Data section:
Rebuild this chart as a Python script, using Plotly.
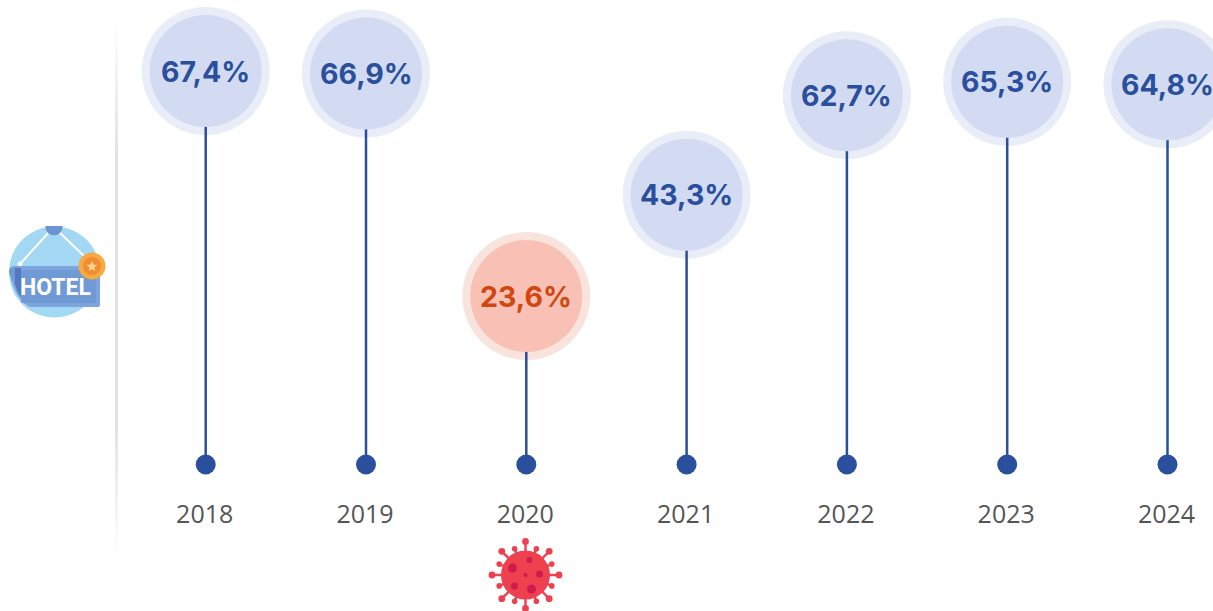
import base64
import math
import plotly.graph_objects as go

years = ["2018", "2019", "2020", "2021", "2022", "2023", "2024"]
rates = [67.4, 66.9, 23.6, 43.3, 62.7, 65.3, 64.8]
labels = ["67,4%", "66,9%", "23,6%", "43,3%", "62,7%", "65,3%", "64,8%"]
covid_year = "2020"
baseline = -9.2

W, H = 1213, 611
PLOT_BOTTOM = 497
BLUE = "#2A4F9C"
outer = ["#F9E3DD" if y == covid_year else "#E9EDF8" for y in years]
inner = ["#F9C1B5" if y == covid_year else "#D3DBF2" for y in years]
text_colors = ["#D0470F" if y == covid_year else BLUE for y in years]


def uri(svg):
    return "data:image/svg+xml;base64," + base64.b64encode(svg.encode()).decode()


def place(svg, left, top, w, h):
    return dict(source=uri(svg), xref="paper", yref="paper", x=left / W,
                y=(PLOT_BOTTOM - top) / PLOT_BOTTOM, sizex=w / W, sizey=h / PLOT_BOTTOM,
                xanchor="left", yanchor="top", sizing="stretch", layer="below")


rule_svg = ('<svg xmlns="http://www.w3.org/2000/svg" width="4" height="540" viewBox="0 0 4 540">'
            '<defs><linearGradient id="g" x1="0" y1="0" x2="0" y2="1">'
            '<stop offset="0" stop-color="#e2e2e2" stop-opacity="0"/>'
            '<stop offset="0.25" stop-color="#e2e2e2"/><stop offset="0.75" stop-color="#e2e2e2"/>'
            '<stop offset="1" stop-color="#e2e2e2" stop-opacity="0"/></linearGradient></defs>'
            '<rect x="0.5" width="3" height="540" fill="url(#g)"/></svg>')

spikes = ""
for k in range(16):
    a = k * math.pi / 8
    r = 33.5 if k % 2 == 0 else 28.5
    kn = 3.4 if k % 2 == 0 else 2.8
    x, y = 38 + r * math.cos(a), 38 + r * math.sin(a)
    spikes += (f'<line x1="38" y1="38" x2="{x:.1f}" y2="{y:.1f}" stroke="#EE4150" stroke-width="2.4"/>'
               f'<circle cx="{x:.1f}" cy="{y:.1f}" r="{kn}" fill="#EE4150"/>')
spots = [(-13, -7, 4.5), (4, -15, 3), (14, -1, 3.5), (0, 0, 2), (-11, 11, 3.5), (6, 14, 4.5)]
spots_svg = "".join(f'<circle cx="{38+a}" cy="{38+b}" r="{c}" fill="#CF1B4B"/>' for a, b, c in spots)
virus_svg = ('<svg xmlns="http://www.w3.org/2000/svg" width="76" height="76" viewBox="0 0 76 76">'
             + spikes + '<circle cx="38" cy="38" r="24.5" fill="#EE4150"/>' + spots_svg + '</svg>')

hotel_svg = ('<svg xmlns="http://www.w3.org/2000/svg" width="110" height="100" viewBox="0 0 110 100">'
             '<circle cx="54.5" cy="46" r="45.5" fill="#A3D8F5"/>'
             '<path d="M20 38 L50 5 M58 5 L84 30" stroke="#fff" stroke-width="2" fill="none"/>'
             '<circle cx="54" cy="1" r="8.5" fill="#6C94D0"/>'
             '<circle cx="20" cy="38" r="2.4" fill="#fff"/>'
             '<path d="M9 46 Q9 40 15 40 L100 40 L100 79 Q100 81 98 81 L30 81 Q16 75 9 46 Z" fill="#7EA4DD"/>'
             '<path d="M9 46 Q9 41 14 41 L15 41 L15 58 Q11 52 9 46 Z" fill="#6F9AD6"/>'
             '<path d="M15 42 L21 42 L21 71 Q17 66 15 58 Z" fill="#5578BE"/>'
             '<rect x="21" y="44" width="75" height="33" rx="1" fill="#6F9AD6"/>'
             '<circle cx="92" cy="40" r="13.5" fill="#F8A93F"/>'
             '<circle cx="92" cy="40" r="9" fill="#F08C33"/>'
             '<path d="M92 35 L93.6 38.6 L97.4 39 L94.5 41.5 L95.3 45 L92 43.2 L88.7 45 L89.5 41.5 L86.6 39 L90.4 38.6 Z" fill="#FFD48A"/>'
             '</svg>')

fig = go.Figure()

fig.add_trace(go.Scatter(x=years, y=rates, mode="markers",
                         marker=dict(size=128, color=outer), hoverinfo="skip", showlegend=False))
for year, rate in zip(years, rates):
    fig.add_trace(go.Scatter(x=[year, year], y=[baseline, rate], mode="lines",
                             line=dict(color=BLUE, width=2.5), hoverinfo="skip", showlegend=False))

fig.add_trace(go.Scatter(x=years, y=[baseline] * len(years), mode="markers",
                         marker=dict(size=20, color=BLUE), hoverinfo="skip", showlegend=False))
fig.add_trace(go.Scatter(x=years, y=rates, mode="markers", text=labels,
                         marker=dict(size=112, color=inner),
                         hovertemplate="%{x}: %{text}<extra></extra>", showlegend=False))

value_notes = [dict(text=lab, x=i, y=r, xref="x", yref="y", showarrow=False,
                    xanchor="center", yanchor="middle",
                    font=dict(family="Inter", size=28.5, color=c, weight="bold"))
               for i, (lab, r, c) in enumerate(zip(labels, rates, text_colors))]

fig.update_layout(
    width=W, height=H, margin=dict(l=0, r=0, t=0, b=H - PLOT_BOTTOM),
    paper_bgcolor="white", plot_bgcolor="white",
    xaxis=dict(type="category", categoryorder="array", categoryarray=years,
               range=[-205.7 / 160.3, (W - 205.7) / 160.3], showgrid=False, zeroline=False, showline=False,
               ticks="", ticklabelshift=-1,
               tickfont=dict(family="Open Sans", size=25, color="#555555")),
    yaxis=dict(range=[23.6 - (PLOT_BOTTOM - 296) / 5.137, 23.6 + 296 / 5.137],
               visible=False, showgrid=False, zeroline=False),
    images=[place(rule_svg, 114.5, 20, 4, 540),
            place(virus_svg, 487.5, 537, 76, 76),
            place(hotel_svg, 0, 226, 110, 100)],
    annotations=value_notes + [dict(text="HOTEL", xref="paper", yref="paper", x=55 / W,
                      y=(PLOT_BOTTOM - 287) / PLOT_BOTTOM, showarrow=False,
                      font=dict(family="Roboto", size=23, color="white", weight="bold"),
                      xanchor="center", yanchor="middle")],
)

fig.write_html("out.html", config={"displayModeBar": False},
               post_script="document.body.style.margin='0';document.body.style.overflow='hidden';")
...
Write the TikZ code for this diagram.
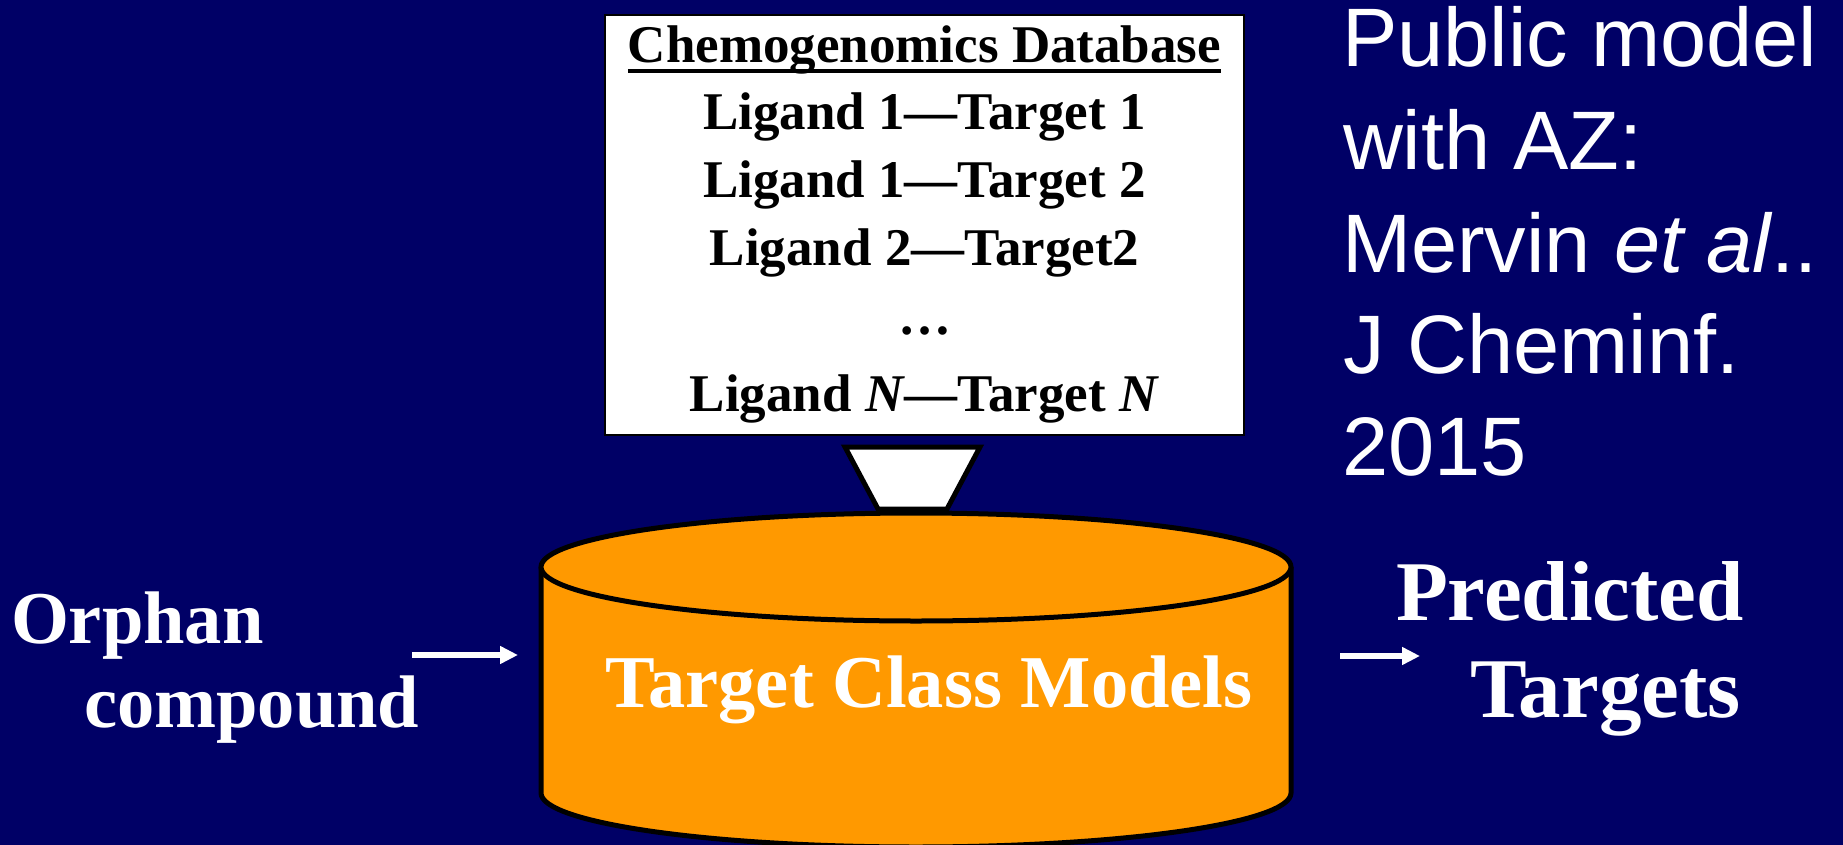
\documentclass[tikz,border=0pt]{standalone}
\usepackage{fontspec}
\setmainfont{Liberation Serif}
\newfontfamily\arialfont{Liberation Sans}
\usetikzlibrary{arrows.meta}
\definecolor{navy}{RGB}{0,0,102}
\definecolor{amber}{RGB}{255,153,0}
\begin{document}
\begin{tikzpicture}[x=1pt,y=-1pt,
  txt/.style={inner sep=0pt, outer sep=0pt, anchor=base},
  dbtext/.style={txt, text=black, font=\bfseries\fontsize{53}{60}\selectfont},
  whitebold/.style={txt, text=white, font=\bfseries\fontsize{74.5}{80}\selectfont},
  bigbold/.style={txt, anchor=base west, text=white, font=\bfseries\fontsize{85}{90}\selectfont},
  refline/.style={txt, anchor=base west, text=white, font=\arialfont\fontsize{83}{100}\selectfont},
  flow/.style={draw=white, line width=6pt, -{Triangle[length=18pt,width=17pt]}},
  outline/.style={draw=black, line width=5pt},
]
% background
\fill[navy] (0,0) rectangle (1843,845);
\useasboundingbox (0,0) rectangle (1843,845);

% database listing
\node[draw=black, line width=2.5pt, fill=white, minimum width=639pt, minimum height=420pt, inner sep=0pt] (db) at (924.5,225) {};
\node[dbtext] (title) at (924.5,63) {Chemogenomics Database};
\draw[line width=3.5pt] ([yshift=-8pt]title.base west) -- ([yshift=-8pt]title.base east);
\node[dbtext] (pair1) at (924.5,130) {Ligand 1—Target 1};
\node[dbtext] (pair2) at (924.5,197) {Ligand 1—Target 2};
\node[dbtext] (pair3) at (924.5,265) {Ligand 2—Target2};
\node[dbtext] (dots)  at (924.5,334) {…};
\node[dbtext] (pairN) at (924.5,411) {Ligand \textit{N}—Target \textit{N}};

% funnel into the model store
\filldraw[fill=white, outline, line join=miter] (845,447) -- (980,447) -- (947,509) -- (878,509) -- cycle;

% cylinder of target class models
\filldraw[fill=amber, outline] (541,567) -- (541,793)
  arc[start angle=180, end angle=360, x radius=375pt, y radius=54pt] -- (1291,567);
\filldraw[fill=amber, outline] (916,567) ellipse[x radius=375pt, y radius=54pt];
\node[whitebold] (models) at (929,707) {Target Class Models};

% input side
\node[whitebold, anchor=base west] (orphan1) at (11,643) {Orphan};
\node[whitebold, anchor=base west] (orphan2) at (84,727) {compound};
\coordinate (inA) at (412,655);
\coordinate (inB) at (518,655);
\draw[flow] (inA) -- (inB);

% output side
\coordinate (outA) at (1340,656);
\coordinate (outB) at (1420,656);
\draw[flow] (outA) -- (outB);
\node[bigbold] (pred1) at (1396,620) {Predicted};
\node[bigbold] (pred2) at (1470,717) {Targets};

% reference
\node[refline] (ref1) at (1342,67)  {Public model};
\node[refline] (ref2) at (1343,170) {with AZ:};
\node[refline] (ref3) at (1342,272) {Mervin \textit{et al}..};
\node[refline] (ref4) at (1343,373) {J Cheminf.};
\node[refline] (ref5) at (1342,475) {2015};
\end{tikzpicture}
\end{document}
==
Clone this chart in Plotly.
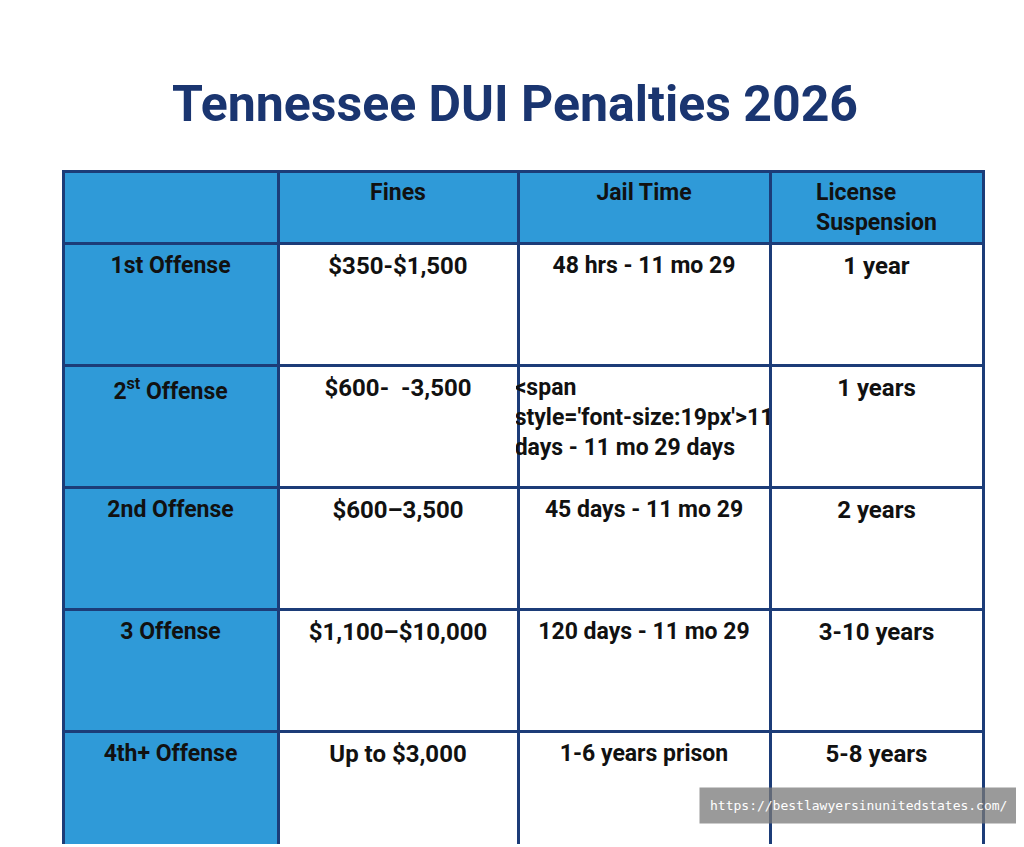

Given request:
Pictures in the material above should be skipped; print exactly the lines from the one with "Rebuild this chart" through the one with "baseline = -9.2".

Result:
Rebuild this chart as a Python script, using Plotly.
import base64
import math
import plotly.graph_objects as go

years = ["2018", "2019", "2020", "2021", "2022", "2023", "2024"]
rates = [67.4, 66.9, 23.6, 43.3, 62.7, 65.3, 64.8]
labels = ["67,4%", "66,9%", "23,6%", "43,3%", "62,7%", "65,3%", "64,8%"]
covid_year = "2020"
baseline = -9.2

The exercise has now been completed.